Fears that bin Laden has components for a nuclear weapon is believed to lie behind the warnings from President Bush and Tony Blair that he would commit worse atrocities than the suicide assaults in America if he could.The Prime Minister’s spokesman said: “Bin Laden would have killed 600,000 people on September 11 if he could have done. This underlines again why he has to be stopped. ”



 
 krs
 
posted on November 14, 2001 08:46:27 PM
Victory, twinsoft? I guess there once were some russians who thought that...

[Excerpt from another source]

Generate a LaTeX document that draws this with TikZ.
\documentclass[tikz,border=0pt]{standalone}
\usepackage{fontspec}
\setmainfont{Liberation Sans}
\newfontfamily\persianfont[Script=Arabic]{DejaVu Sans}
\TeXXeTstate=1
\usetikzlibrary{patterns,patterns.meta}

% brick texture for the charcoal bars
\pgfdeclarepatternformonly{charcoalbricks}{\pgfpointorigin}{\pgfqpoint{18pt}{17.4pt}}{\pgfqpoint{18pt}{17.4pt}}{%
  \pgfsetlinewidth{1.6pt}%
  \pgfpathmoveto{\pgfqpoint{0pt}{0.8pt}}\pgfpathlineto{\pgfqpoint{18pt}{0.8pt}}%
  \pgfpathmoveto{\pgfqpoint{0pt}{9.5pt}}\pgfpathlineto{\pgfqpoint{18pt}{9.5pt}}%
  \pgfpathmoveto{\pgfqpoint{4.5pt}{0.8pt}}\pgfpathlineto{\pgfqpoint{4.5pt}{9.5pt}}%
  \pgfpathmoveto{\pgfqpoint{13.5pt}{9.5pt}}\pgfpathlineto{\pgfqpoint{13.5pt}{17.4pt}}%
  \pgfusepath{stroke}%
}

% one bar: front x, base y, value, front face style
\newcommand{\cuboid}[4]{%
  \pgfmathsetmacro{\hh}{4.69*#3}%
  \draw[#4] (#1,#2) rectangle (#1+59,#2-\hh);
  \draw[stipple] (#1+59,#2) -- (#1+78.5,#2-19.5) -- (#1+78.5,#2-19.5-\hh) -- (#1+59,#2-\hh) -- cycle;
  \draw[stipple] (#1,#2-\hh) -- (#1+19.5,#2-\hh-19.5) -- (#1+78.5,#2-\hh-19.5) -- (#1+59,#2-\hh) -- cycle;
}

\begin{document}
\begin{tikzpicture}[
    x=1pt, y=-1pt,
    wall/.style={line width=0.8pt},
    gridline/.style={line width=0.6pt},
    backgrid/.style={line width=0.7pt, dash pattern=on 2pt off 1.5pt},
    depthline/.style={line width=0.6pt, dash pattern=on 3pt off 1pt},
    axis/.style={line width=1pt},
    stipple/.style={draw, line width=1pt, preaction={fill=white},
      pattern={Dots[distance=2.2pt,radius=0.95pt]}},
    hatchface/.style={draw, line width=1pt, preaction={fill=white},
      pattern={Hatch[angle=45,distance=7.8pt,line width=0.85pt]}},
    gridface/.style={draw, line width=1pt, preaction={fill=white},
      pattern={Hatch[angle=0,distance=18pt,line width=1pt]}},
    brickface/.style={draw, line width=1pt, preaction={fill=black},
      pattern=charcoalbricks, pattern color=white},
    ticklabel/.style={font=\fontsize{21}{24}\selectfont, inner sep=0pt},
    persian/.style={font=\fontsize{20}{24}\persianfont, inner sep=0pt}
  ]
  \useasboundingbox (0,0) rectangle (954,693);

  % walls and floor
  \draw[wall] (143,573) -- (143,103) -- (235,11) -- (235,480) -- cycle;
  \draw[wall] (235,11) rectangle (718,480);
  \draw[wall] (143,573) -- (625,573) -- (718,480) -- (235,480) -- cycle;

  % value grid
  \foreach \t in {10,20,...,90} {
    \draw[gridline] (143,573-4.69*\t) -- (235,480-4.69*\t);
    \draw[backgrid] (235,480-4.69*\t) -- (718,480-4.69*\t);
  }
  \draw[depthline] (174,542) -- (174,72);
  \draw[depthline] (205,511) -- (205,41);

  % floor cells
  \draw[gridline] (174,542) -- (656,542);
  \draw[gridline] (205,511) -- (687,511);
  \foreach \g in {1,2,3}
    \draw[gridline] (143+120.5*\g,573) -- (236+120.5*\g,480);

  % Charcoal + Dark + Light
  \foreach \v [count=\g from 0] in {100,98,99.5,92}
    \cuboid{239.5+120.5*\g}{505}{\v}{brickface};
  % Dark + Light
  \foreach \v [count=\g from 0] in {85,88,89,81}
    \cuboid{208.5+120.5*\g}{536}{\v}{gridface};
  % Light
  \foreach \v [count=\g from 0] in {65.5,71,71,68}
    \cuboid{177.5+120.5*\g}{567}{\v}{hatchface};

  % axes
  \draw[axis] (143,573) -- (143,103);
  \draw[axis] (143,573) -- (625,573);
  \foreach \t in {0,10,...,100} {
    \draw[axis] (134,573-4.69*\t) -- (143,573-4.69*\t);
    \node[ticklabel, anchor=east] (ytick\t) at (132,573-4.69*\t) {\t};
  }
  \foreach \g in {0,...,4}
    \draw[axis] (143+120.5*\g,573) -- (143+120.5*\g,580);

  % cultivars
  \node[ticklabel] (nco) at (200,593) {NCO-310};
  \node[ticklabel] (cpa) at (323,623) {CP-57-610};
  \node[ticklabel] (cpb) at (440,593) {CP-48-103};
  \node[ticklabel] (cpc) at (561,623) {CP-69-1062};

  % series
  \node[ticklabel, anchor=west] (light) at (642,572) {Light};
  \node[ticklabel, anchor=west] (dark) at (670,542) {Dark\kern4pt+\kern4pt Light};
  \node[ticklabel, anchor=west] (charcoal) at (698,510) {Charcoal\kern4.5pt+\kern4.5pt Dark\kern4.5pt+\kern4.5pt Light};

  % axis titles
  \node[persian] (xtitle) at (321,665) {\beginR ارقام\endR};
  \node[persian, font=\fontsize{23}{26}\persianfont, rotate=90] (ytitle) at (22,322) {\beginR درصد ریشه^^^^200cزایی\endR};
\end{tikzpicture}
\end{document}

http://www.timesofindia.com/articleshow.asp?art_id=611965390

 
 plsmith
 
posted on November 14, 2001 08:52:33 PM
Ahhh, the Pleasure Dome...
 
 captainkirk
 
posted on November 15, 2001 01:31:04 PM
The article comparing the Russian "victory" to the recent state of affairs is interesting, but highly irrelevant, since the goals of the former soviet union and the US now are so different.

the soviets wanted a puppet government that had the country under control so that they could extend their influence even further, to iran/iraq/etc. Besides just wanting a larger land empire, this would give them warm water ports, the ability to deny oil to the west, etc. This required them to send a large army to prop up the puppet goverment, and exposed them to all the problems they had.

The US isn't interested in the same things at all. They just need the Taliban dethroned (to eliminate having a whole government/country serve as a staging ground for large, well-organized attacks on the US). The US doesn't have to occupy afghanistan, nor try to similarly occupy iran/iraq. Either a moderate islamic government, or, frankly, a disintegrated country will accomplish our objective of disrupting the status quo.

So i agree that the US already has a pretty good "victory" on its hand...al qaita is on the run and on the defensive, which will severely hamper their ability to attack the US in any significant way. And with every day, there are fewer of them.